L’intelligence artificielle ou le danger de l’anthropomorphisme
Lexpression «intelligence artificielle» me fait penser au début des ordinateurs. On les appelait alors «cerveaux électroniques». C’était dans les années 50-60. On s’est aperçus avec le temps que ce n’étaient pas des cerveaux et on les a appelés ordinateurs, ce qui correspondait mieux à leur véritable usage et éliminait la connotation anthropomorphique. Aujourd’hui, il n’y a plus de confusion, les ordinateurs sont clairement distingués des êtres humains et, s’ils peuvent nous battre aux échecs, on sait que l’on doit garder un contrôle sur ces objets. Le danger de l’anthropomorphisme est là. Confondre une machine avec un être humain comporte un immense danger: celui que la population en vienne à croire que ces outils créés par l’homme sont au-dessus des humains et aptes à prendre les décisions à sa place.
Récemment, on apprenait qu’une puce créée il y a vingt ans comporte une faille de sécurité qui n’avait pas été détectée depuis 20 ans. Heureusement, on comprend qu’un ordinateur n’est pas un cerveau. Quelle serait la situation si, dans 20 ans, on découvrait un problème technique qui n’était pas visible au moment de la conception des algorithmes de «l’intelligence artificielle» et que, convaincus que l’IA est plus apte à prendre les bonnes décisions, nous lui avions cédé le contrôle de plusieurs décisions qui sont essentielles à nous comme êtres humains ?
Ce qu’on appelle IA n’est au fond qu’une imitation des facultés de l’intelligence humaine.

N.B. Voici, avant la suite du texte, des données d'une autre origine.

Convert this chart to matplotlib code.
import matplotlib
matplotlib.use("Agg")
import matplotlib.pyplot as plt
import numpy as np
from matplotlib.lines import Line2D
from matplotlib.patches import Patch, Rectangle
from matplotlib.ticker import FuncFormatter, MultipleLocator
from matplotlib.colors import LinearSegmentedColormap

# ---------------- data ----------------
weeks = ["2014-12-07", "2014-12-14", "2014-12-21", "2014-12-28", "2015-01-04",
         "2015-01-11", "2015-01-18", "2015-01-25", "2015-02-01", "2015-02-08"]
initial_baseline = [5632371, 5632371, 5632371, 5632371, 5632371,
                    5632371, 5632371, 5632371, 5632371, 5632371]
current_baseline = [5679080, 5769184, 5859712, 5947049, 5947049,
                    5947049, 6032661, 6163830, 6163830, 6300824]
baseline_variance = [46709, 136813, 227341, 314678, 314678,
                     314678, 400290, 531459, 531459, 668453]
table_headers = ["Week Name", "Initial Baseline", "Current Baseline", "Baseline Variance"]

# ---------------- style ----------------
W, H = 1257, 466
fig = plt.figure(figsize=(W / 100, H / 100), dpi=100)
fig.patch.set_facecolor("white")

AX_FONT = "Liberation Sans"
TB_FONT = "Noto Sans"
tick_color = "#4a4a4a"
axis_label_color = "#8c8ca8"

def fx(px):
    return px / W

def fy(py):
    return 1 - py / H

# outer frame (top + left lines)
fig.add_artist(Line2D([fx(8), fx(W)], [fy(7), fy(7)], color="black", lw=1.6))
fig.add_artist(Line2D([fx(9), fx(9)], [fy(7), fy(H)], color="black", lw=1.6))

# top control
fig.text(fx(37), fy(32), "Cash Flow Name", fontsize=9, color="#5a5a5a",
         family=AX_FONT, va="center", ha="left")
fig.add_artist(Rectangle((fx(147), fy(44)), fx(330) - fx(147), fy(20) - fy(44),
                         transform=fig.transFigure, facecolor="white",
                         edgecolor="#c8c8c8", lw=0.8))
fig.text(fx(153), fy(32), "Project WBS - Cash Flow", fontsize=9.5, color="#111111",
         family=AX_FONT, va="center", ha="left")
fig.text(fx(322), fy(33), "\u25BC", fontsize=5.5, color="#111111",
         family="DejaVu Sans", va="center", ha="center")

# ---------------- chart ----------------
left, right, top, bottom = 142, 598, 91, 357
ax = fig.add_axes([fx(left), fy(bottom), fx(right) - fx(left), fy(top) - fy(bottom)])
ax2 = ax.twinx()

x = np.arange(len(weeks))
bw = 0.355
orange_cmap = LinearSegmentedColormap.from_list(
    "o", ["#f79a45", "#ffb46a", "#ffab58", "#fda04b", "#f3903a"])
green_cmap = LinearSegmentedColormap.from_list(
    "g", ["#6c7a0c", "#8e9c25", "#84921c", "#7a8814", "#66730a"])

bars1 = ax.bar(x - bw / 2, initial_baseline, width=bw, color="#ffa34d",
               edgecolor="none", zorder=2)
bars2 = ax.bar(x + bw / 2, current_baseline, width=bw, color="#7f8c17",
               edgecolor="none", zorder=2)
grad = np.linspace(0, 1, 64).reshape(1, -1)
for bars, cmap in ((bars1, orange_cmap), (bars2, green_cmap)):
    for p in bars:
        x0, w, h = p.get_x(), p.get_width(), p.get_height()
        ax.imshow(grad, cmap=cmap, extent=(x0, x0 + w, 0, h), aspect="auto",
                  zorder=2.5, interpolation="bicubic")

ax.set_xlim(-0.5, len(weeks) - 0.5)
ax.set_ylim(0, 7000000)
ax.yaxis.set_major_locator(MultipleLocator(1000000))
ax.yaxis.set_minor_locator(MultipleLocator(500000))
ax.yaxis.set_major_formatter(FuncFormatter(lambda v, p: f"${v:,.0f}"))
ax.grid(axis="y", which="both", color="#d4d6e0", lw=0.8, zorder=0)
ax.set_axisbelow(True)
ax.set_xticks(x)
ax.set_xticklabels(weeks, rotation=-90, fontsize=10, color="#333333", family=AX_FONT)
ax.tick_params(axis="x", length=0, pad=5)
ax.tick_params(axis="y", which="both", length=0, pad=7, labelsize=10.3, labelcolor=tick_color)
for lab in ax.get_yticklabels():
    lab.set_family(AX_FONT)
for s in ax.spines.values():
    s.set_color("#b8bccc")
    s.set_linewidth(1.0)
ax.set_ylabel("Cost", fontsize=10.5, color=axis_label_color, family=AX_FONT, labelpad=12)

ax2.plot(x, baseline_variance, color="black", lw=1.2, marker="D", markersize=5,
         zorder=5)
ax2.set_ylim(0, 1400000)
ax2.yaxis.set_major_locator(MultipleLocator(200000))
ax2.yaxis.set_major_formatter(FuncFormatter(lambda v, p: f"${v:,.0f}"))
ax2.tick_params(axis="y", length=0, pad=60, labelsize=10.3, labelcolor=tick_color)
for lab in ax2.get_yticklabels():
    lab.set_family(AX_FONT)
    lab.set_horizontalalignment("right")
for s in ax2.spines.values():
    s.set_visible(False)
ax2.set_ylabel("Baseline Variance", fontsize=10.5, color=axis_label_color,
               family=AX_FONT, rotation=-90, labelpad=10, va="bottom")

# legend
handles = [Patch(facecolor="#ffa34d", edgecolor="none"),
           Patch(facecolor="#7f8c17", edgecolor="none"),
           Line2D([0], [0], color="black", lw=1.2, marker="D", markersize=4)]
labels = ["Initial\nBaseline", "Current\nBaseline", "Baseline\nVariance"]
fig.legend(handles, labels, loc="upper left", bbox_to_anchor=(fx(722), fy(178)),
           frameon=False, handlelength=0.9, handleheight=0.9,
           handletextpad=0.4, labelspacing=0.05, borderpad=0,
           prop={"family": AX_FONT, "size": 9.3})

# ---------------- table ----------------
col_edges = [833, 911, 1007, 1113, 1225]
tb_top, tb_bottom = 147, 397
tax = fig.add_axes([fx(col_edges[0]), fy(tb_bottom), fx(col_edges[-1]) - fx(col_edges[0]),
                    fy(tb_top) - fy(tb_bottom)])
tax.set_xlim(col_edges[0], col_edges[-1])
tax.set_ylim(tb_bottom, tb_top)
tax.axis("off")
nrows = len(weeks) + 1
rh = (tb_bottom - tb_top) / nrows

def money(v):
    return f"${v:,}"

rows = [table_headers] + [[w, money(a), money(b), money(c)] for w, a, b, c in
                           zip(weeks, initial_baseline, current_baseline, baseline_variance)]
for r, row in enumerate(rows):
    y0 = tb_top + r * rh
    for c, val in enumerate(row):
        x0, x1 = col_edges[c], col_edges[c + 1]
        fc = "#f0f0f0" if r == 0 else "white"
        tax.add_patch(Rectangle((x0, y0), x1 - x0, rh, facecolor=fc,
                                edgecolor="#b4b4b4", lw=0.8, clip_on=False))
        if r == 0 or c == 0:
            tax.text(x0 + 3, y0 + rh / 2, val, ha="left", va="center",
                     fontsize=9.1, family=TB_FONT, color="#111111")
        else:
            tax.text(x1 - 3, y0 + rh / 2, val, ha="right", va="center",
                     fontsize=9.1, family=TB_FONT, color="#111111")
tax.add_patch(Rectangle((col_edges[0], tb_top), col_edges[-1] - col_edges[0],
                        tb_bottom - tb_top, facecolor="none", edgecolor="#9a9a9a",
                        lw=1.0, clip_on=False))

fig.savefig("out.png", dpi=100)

Une caméra imite l’oeil et on peut lui donner une apparence semblable, mais elle n’est pas de même nature. C’est un objet qu’on ne confond pas avec un oeil.
Un algorithme est une reproduction de la démarche de ses concepteurs. Ce sont des personnes intelligentes et elles créent des algorithmes permettant de dupliquer à volonté le processus de pensée de ses concepteurs. S’il est correctement alimenté, il ne se trompera pas, mais il n’est pas l’intelligence des programmeurs. Si on peut automatiser un processus comptable, on peut aussi automatiser un processus de création d’un algorithme, qui peut modifier lui-même certains paramètres de son algorithme. C’est sans doute un exploit technologique, mais comme un ordinateur n’est pas un cerveau électronique, il n’y a pas là d’intelligence, sinon celle de ses concepteurs.
Danger de la confusion
Le danger naît de la confusion dans la population. Bien avant le danger de robots tueurs, le danger, c’est de céder les décisions à une machine parce que nous la croyons plus intelligente que nous. Vous me direz que ce ne sera jamais le cas!

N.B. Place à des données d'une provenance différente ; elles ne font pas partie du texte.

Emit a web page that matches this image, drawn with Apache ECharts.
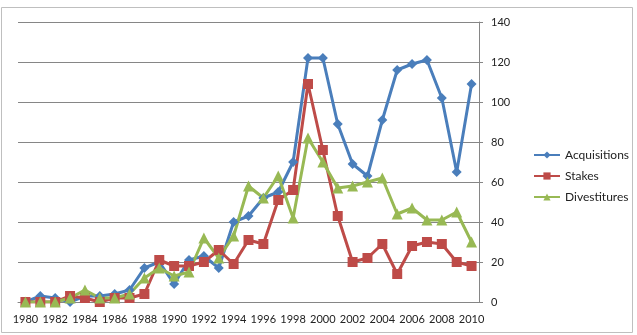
<!DOCTYPE html>
<html>
<head>
<meta charset="utf-8">
<script src="https://cdn.jsdelivr.net/npm/echarts@6/dist/echarts.min.js"></script>
<style>
  html, body { margin: 0; padding: 0; background: #fff; }
  #main { width: 637px; height: 335px; }
</style>
</head>
<body>
<div id="main"></div>
<script>
var years = [];
for (var y = 1980; y <= 2010; y++) years.push(String(y));

var acquisitions = [0, 3, 2, 0, 3, 3, 4, 6, 17, 20, 9, 21, 23, 17, 40, 43, 52, 55, 70, 122, 122, 89, 69, 63, 91, 116, 119, 121, 102, 65, 109];
var stakes = [0, 0, 0, 3, 2, 0, 2, 2, 4, 21, 18, 18, 20, 26, 19, 31, 29, 51, 56, 109, 76, 43, 20, 22, 29, 14, 28, 30, 29, 20, 18];
var divestitures = [0, 0, 0, 2, 6, 2, 2, 4, 12, 17, 13, 15, 32, 22, 33, 58, 52, 63, 42, 82, 70, 57, 58, 60, 62, 44, 47, 41, 41, 45, 30];

var fontFam = 'Lato, "Open Sans", sans-serif';

function display_chart(){
    var chart = echarts.init(document.getElementById('main'));
    var option = {
        backgroundColor: '#fff',
        animation: false,
        textStyle: { fontFamily: fontFam },
        graphic: [{
            type: 'rect',
            shape: { x: 1.5, y: 7.5, width: 631, height: 325 },
            style: { fill: 'none', stroke: '#bfbfbf', lineWidth: 1 },
            silent: true
        }],
        grid: { left: 18, right: 158, top: 22, bottom: 33 },
        legend: {
            orient: 'vertical',
            left: 528,
            top: 144,
            itemWidth: 26,
            itemHeight: 9,
            itemGap: 9,
            textStyle: { fontSize: 12, color: '#222', fontFamily: fontFam },
            data: ['Acquisitions', 'Stakes', 'Divestitures']
        },
        xAxis: {
            type: 'category',
            data: years,
            boundaryGap: true,
            axisLine: { lineStyle: { color: '#868686' } },
            axisTick: { interval: 0, length: 4, lineStyle: { color: '#868686' } },
            axisLabel: { interval: 1, fontSize: 11, color: '#222', margin: 12 }
        },
        yAxis: {
            type: 'value',
            position: 'right',
            min: 0,
            max: 140,
            interval: 20,
            axisLine: { show: true, lineStyle: { color: '#868686' } },
            axisTick: { show: true, length: 4, lineStyle: { color: '#868686' } },
            splitLine: { lineStyle: { color: '#868686' } },
            axisLabel: { fontSize: 11, color: '#222', margin: 12 }
        },
        series: [
            {
                name: 'Acquisitions', type: 'line', data: acquisitions,
                symbol: 'diamond', symbolSize: 10, showAllSymbol: true,
                itemStyle: { color: '#4A7EBB' },
                lineStyle: { width: 3, color: '#4A7EBB' }
            },
            {
                name: 'Stakes', type: 'line', data: stakes,
                symbol: 'rect', symbolSize: 10, showAllSymbol: true,
                itemStyle: { color: '#BE4B48' },
                lineStyle: { width: 3, color: '#BE4B48' }
            },
            {
                name: 'Divestitures', type: 'line', data: divestitures,
                symbol: 'triangle', symbolSize: 11, showAllSymbol: true,
                itemStyle: { color: '#98B954' },
                lineStyle: { width: 3, color: '#98B954' }
            }
        ]
    };
    chart.setOption(option);
}
display_chart();
</script>
</body>
</html>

Pourtant, un exemple démontre le contraire: les voitures autonomes sans conducteur. Selon ce qu’on en dit, il est inévitable que des accidents impossibles à éviter se produisent. Il faudra alors programmer la voiture pour qu’elle fasse les meilleurs choix. Qui devra-t-elle sacrifier? Lorsqu’elle fera le choix, ce ne sera pas selon son intelligence, mais en fonction du choix des concepteurs de l’algorithme, par une copie sauvegardée dans l’ordinateur. Penser que la machine est intelligente nous amène à un fatalisme qui élimine toute vision du choix à faire dans un tel cas.
Cet exemple, qui correspond à des choix limités pour la collectivité, peut se gérer de façon beaucoup plus simple que lorsqu’on parle de grandes décisions sociétales en économie, en politique et dans le domaine social. Déjà, dans le domaine des «Fintech» (de nouvelles technologies financières), je lisais que certains acteurs prévoyaient bâtir des algorithmes capables « d’objectiver » les décisions financières pour éviter que le «politique» n’influence les choix propres au système financier. Comme si le système financier s’objectivait. Déjà, cette vision est teintée d’un parti pris idéologique. Le céder à des ordinateurs, c’est consacrer un parti pris politique. Mais techniquement, développer un tel système est tout à fait possible. Si la population est convaincue que c’est un produit d’une intelligence supérieure à la sienne, cela équivaut à convaincre la population qu’il lui faut céder des pouvoirs démocratiques fondamentaux aux concepteurs de ces outils financiers.
À mon avis, l’expression intelligence artificielle représente une menace importante pour la démocratie, car elle peut amener la population à croire qu’elle est moins apte à faire les choix que ces équipements. Leur céder le pouvoir de décider, c’est le confier à leurs concepteurs. Retirer l’allusion anthropomorphique de la désignation de ces technologies pourrait nous protéger contre ce danger.